Kathmandu. Former Finance Minister Rameshwor Khanal has asserted that a 14.87 per cent economic growth rate is needed to increase the per capita income of Nepal to USD 3,000. Addressing a pre-budget discussion programme organized by Society of Economic Journalists Nepal (SEJON) here today, Minister Khatiwada said that it was challenging to achieve the target given the current economic growth rate.
He rated some of the initial steps taken by the present government as positive signs. He said that the decisions such as returning the government vehicles would give a message of good governance and accountability in the long run, even if they seem small.
Khanal said although the government’s commitment to work together with the private sector was welcome, it should be made more effective in practice.

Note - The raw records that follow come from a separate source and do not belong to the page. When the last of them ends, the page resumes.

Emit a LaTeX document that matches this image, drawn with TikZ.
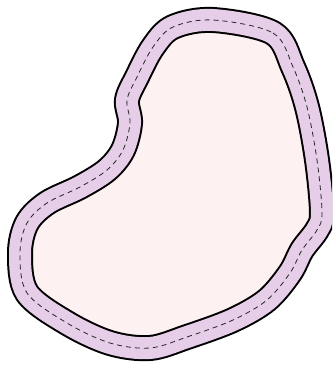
\documentclass[tikz,border=0pt]{standalone}
\definecolor{bandcol}{RGB}{230,205,232}
\definecolor{innercol}{RGB}{253,241,241}
\tikzset{
  outline/.style={draw=black,line width=26pt,line join=round},
  band/.style={draw=bandcol,line width=22pt,line join=round},
  midline/.style={draw=black!85,line width=0.8pt,dash pattern=on 5pt off 4pt}
}
\begin{document}
\begin{tikzpicture}[x=1pt,y=-1pt]
\useasboundingbox (0,0) rectangle (332,372);
\clip (0,0) rectangle (332,372);
\def\blob{plot[smooth cycle,tension=0.55] coordinates {
 (213,20) (273,33) (293,67) (307,107) (317,160) (322,213) (317,230)
 (302,250) (290,273) (267,300) (233,320) (187,337) (150,348) (110,343)
 (67,323) (27,293) (20,253) (27,223) (47,203) (80,187) (107,170)
 (123,150) (130,123) (127,100) (137,77) (153,47) (173,27)}}
\fill[innercol] \blob;
\draw[outline] \blob;
\draw[band] \blob;
\draw[midline] \blob;
\end{tikzpicture}
\end{document}
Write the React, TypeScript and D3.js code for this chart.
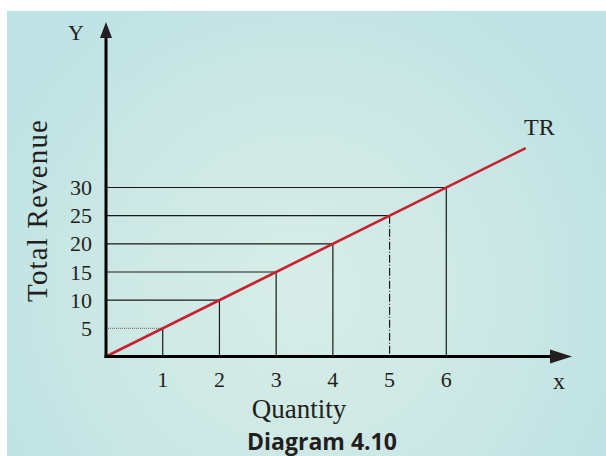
import React, { useRef, useEffect } from "react";
import * as d3 from "d3";

// quantities and total revenue
const quantities = [1, 2, 3, 4, 5, 6];
const revenues = [5, 10, 15, 20, 25, 30];
const yTicks = [5, 10, 15, 20, 25, 30];
const trLineEnd = [0, 7.4];
// line style of each guide pair (level 5 dotted/dash-dot in the original)
const guideStyles = ["dotted", "solid", "solid", "solid", "dashdot", "solid"];

const serif = "'Liberation Serif', 'Times New Roman', serif";

const App = () => {
	const svgRef = useRef<SVGSVGElement | null>(null);

	useEffect(() => {
		if (!svgRef.current) return;
		const width = 606;
		const height = 456;
		const svg = d3.select(svgRef.current);
		svg.selectAll("*").remove();
		svg.attr("width", width).attr("height", height);

		const origin = { x: 106, y: 356.5 };
		const x = d3.scaleLinear().domain([0, 6]).range([origin.x, 446.3]);
		const y = d3.scaleLinear().domain([0, 30]).range([origin.y, 187.5]);

		const defs = svg.append("defs");
		const grad = defs
			.append("radialGradient")
			.attr("id", "bgGrad")
			.attr("gradientUnits", "userSpaceOnUse")
			.attr("cx", 300)
			.attr("cy", 290)
			.attr("r", 330);
		grad.append("stop").attr("offset", "0%").attr("stop-color", "#d8ede7");
		grad.append("stop").attr("offset", "55%").attr("stop-color", "#cde8e5");
		grad.append("stop").attr("offset", "100%").attr("stop-color", "#bfe3e4");

		svg.append("rect")
			.attr("x", 7)
			.attr("y", 11)
			.attr("width", width - 7)
			.attr("height", height - 11)
			.attr("fill", "url(#bgGrad)");

		// guide lines
		const guides = svg.append("g");
		quantities.forEach((q, i) => {
			const style = guideStyles[i];
			const h = guides
				.append("line")
				.attr("x1", origin.x)
				.attr("x2", x(q))
				.attr("y1", y(revenues[i]))
				.attr("y2", y(revenues[i]))
				.attr("stroke", style === "dotted" ? "#777" : "#1a1a1a")
				.attr("stroke-width", 1.2);
			if (style === "dotted") h.attr("stroke-dasharray", "1,1");
			const v = guides
				.append("line")
				.attr("x1", x(q))
				.attr("x2", x(q))
				.attr("y1", y(revenues[i]))
				.attr("y2", origin.y)
				.attr("stroke", "#1a1a1a")
				.attr("stroke-width", 1.2);
			if (style === "dashdot") v.attr("stroke-dasharray", "8,2,1,2");
		});

		// TR line
		svg.append("line")
			.attr("x1", x(trLineEnd[0]))
			.attr("y1", y(trLineEnd[0] * 5))
			.attr("x2", x(trLineEnd[1]))
			.attr("y2", y(trLineEnd[1] * 5))
			.attr("stroke", "#c8202f")
			.attr("stroke-width", 2.6);

		// axes
		svg.append("line")
			.attr("x1", origin.x)
			.attr("y1", origin.y + 1.5)
			.attr("x2", origin.x)
			.attr("y2", 36)
			.attr("stroke", "#000")
			.attr("stroke-width", 3);
		svg.append("path")
			.attr("d", `M${origin.x},22 L${origin.x - 6},38 L${origin.x + 6},38 Z`)
			.attr("fill", "#231f20");
		svg.append("line")
			.attr("x1", origin.x - 1.5)
			.attr("y1", origin.y)
			.attr("x2", 552)
			.attr("y2", origin.y)
			.attr("stroke", "#000")
			.attr("stroke-width", 3);
		svg.append("path")
			.attr("d", `M572,${origin.y} L550,${origin.y - 7} L550,${origin.y + 7} Z`)
			.attr("fill", "#231f20");

		// tick labels
		svg.append("g")
			.selectAll("text")
			.data(yTicks)
			.join("text")
			.attr("x", 92)
			.attr("y", (d) => y(d) + 7.5)
			.attr("text-anchor", "end")
			.style("font-family", serif)
			.style("font-size", "22px")
			.attr("fill", "#231f20")
			.text((d) => d);
		svg.append("g")
			.selectAll("text")
			.data(quantities)
			.join("text")
			.attr("x", (d) => x(d))
			.attr("y", 387)
			.attr("text-anchor", "middle")
			.style("font-family", serif)
			.style("font-size", "22px")
			.attr("fill", "#231f20")
			.text((d) => d);

		const label = (tx: number, ty: number, t: string, size: number, anchor = "start") =>
			svg.append("text")
				.attr("x", tx)
				.attr("y", ty)
				.attr("text-anchor", anchor)
				.style("font-family", serif)
				.style("font-size", `${size}px`)
				.attr("fill", "#231f20")
				.text(t);

		label(68, 40, "Y", 22);
		label(553, 389, "x", 24);
		label(524, 135, "TR", 24);
		label(299, 418, "Quantity", 27, "middle");
		label(0, 0, "Total Revenue", 29, "middle")
			.attr("transform", `translate(47,211) rotate(-90)`)
			.attr("textLength", 182);

		svg.append("text")
			.attr("x", 322)
			.attr("y", 450)
			.attr("text-anchor", "middle")
			.style("font-family", "'Open Sans', 'DejaVu Sans', sans-serif")
			.style("font-weight", "bold")
			.style("font-size", "23px")
			.attr("fill", "#231f20")
			.text("Diagram 4.10");
	}, []);

	return (
		<div style={{ position: "absolute", left: 0, top: 0 }}>
			<svg ref={svgRef} style={{ display: "block" }}></svg>
		</div>
	);
};

export default App;
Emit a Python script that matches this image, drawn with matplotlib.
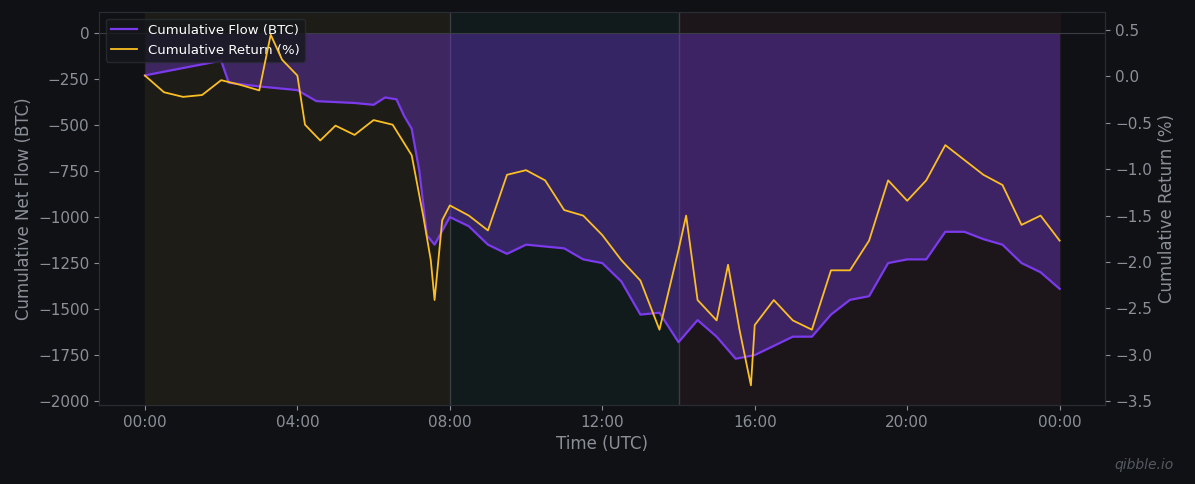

He said that the announcement to keep the tax policy stable for the next 10 years will be important to create an investment-friendly environment.
According to him, it would not be necessary to bring an exorbitantly large budget but to prioritize an implementable, realistic and result-oriented budget. Stating that the government’s commitment to create 15 lakh jobs is not clear, he pointed out the need to clarify whether to create new jobs or manage the existing ones.
He stressed the need to develop a new trust-based collaboration model between the government and the private sector by ending the atmosphere of pressure and fear seen in the private sector of late. He also stressed the need of expanding investment in big infrastructure projects through public-private partnership (PPP).
Underlining the need of implementing the recommendations of the High Level Reform Commission for the improvement of economy, he suggested that the government should focus on repealing unnecessary acts, reforming revenue system and strengthening the public financial management.
Speaking about the potential of energy sector, he said that Nepal could be developed as a clean energy exporter within next 10 years. For this, he pointed out the need to expand high voltage transmission lines and strengthen the export infrastructure.
Expressing concern over the current economic situation, he said that although there is more liquidity in the market, the demand for loans has not increased, which is not a positive sign for the economy. In such a situation, investment flow should be increased through appropriate financial instruments, he suggested.